Why the Bitcoin Price Captures Global Headlines
Every few hours, a new headline screams that Bitcoin just crashed — or just surged. The truth is messier, and far more interesting. The Bitcoin price is a real-time pulse check on risk appetite, liquidity, and shifting narratives across global finance. Whether you're a long-term holder or a curious outsider, understanding what moves that number is one of the most useful skills in modern markets.
Bitcoin trades 24/7 across hundreds of exchanges, in multiple currencies, with no single official quote. What you see on the news is usually an aggregate — a volume-weighted index that smooths out wild spreads between venues. That distinction matters more than most beginners realize, because it changes how you interpret big percentage moves.
The Main Forces That Push the BTC Price Around
If you've ever wondered why Bitcoin can drop 8% in an hour after a central bank speech, welcome to a market that listens to everything. Here are the biggest drivers professional traders actually watch:
- Macroeconomic policy: Interest rate decisions, inflation prints, and dollar strength all feed into risk-on or risk-off behavior. Tight liquidity historically hits Bitcoin hardest.
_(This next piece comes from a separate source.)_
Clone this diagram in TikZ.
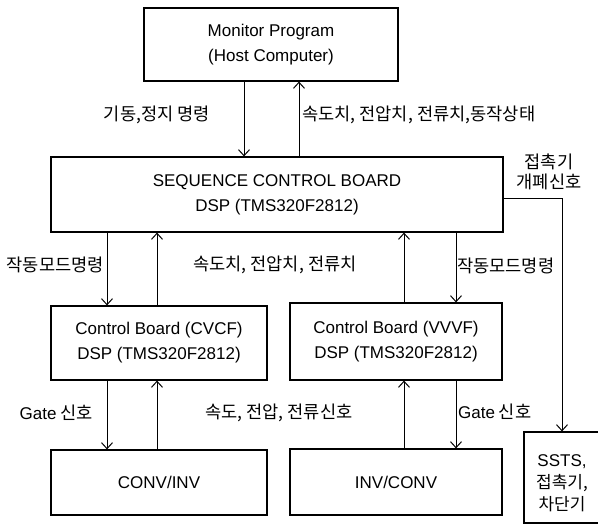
\documentclass[tikz,border=0pt]{standalone}
\usepackage{fontspec}
\setmainfont{Liberation Sans}
\newfontfamily\kr{Noto Sans CJK KR}
\usetikzlibrary{arrows.meta}
\newcommand\diagfs{\fontsize{17}{25}\selectfont}
\newcommand\diagfss{\fontsize{17}{22}\selectfont}
\newcommand\diagfsl{\fontsize{17.6}{20}\selectfont}
\newcommand\gatetxt{{\fontspec{Liberation Sans}\fontsize{17}{20}\selectfont Gate} 신호}
\begin{document}
\begin{tikzpicture}[x=1pt,y=-1pt,
  box/.style={draw, line width=1.2pt, inner sep=0pt, align=center, font=\diagfs},
  arr/.style={line width=1pt, -{Straight Barb[length=6pt,width=11pt]}},
  lbl/.style={inner sep=0pt, font=\diagfsl\kr}]
\useasboundingbox (0,0) rectangle (598,525);
% boxes
\node[box, minimum width=254pt, minimum height=73pt] (mon) at (271,44.5) {Monitor Program\\(Host Computer)};
\node[box, minimum width=452pt, minimum height=75pt] (seq) at (277,194.5) {SEQUENCE CONTROL BOARD\\DSP (TMS320F2812)};
\node[box, minimum width=216pt, minimum height=74pt] (cvcf) at (159,343) {Control Board (CVCF)\\DSP (TMS320F2812)};
\node[box, minimum width=212pt, minimum height=77pt] (vvvf) at (396,341.5) {Control Board (VVVF)\\DSP (TMS320F2812)};
\node[box, minimum width=216pt, minimum height=65pt] (conv) at (159,482.5) {CONV/INV};
\node[box, minimum width=212pt, minimum height=66pt] (inv) at (396,482) {INV/CONV};
\node[box, minimum width=76pt, minimum height=91pt] (ssts) at (562,477.5) {};
\node[inner sep=0pt, align=center, font=\diagfss] (sststxt) at (562,483) {SSTS,\\{\kr 접촉기,}\\{\kr 차단기}};
% x positions of connectors
\coordinate (xa) at (244,0);
\coordinate (xb) at (299,0);
\coordinate (xc) at (107,0);
\coordinate (xd) at (157,0);
\coordinate (xe) at (404,0);
\coordinate (xf) at (456,0);
\coordinate (yg) at (0,198);
% connectors
\draw[arr] (mon.south -| xa) -- (seq.north -| xa);
\draw[arr] (seq.north -| xb) -- (mon.south -| xb);
\draw[arr] (seq.south -| xc) -- (cvcf.north -| xc);
\draw[arr] (cvcf.north -| xd) -- (seq.south -| xd);
\draw[arr] (vvvf.north -| xe) -- (seq.south -| xe);
\draw[arr] (seq.south -| xf) -- (vvvf.north -| xf);
\draw[arr] (cvcf.south -| xc) -- (conv.north -| xc);
\draw[arr] (conv.north -| xd) -- (cvcf.south -| xd);
\draw[arr] (inv.north -| xe) -- (vvvf.south -| xe);
\draw[arr] (vvvf.south -| xf) -- (inv.north -| xf);
\draw[arr] (seq.east |- yg) -| (ssts.north);
% labels
\node[lbl, anchor=east] (l1) at (210,115) {기동,정지 명령};
\node[lbl, anchor=west] (l2) at (302,115) {속도치, 전압치, 전류치,동작상태};
\node[lbl, anchor=east] (l3) at (104,265) {작동모드명령};
\node[lbl, anchor=west] (l4) at (193,265) {속도치, 전압치, 전류치};
\node[lbl, anchor=west] (l5) at (457,266) {작동모드명령};
\node[lbl, anchor=east] (l6) at (93,413) {\gatetxt};
\node[lbl, anchor=west] (l7) at (205,413) {속도, 전압, 전류신호};
\node[lbl, anchor=west] (l8) at (458,412) {\gatetxt};
\node[lbl, align=center] (l9) at (549,172) {접촉기\\개폐신호};
\end{tikzpicture}
\end{document}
- Institutional flows: Spot Bitcoin ETFs, corporate treasury buys, and large whale wallets can shift supply and demand faster than retail can react.
- Regulatory news: A single enforcement action, a ban rumor, or a country flipping pro-Bitcoin can trigger multi-billion-dollar repricings in a single session.
- On-chain activity: Exchange inflows often signal sell pressure; large outflows to cold storage usually suggest accumulation.
Layered on top of all this is leverage. With billions in perpetual futures open interest, even a modest spot move can cascade into a liquidation event that briefly exaggerates the BTC price in either direction.
Sentiment Is a Feature, Not a Bug
The Fear & Greed Index, funding rates, and search trends don't move price on their own — but they describe how close the market is to a turning point. Extreme greed followed by a sharp reversal is one of the oldest patterns in crypto, and it keeps repeating because human behavior doesn't change much between cycles.
How to Actually Read the Bitcoin Chart
Charts can feel like noise if you don't know what you're looking at. Start with the big picture before zooming in. Most experienced analysts anchor their decisions to a few simple frameworks rather than chasing every candle:
- Weekly and monthly timeframes: These filter out the daily drama and reveal whether the underlying trend is actually shifting.
- Key moving averages: The 50-week and 200-week MAs are widely watched for long-term bias. Price holding above them is bullish; losing them is a serious warning.
- Volume: Rallies on thin volume are suspicious. Breakouts on heavy volume carry more weight and tend to stick.
- Cyclical context: Bitcoin has historically moved in roughly four-year halving cycles, though the amplitude has compressed with each cycle.
Combine those with on-chain indicators like realized price, MVRV ratio, and long-term holder supply, and you start to see a more honest picture of where the market really stands.
Charts don't predict the future — they show you what the market is willing to do right now.
What Smart Observers Are Watching Right Now
You won't find anyone who genuinely knows where the Bitcoin price will land next quarter. Anyone claiming otherwise is selling something. But there is a handful of signals that consistently separate substance from noise:
- Spot ETF net flows: Sustained outflows have historically marked local tops, while persistent inflows have fueled multi-month rallies.
- Stablecoin liquidity on exchanges: More dry powder sitting on trading venues usually precedes larger moves — in either direction.
- Macro cross-checks: Gold, the dollar index, and 10-year yields often move in opposition to crypto; tracking them adds crucial context.
- Real-world adoption: Payment integrations, treasury announcements, and hash rate growth slowly reshape the long-term demand curve.
None of these signals are crystal balls. Used together, they form a checklist that helps you react to news instead of being ruled by it.
Key Takeaways
- There is no single official Bitcoin price — every quote you see is an aggregation across markets.
- Macro policy, ETF flows, regulation, and on-chain activity are the four biggest day-to-day drivers.
- Leverage amplifies every move, so liquidation cascades make short-term price charts deceptively noisy.
- Weekly timeframes, moving averages, and volume reveal far more than minute-by-minute tickers.
- Track ETF flows, exchange liquidity, and macro signals to keep your own read honest and unemotional.
The Bitcoin price will keep being volatile, dramatic, and infuriating in equal measure. The readers who come out ahead are the ones who treat it as a market to study — not a lottery ticket to chase.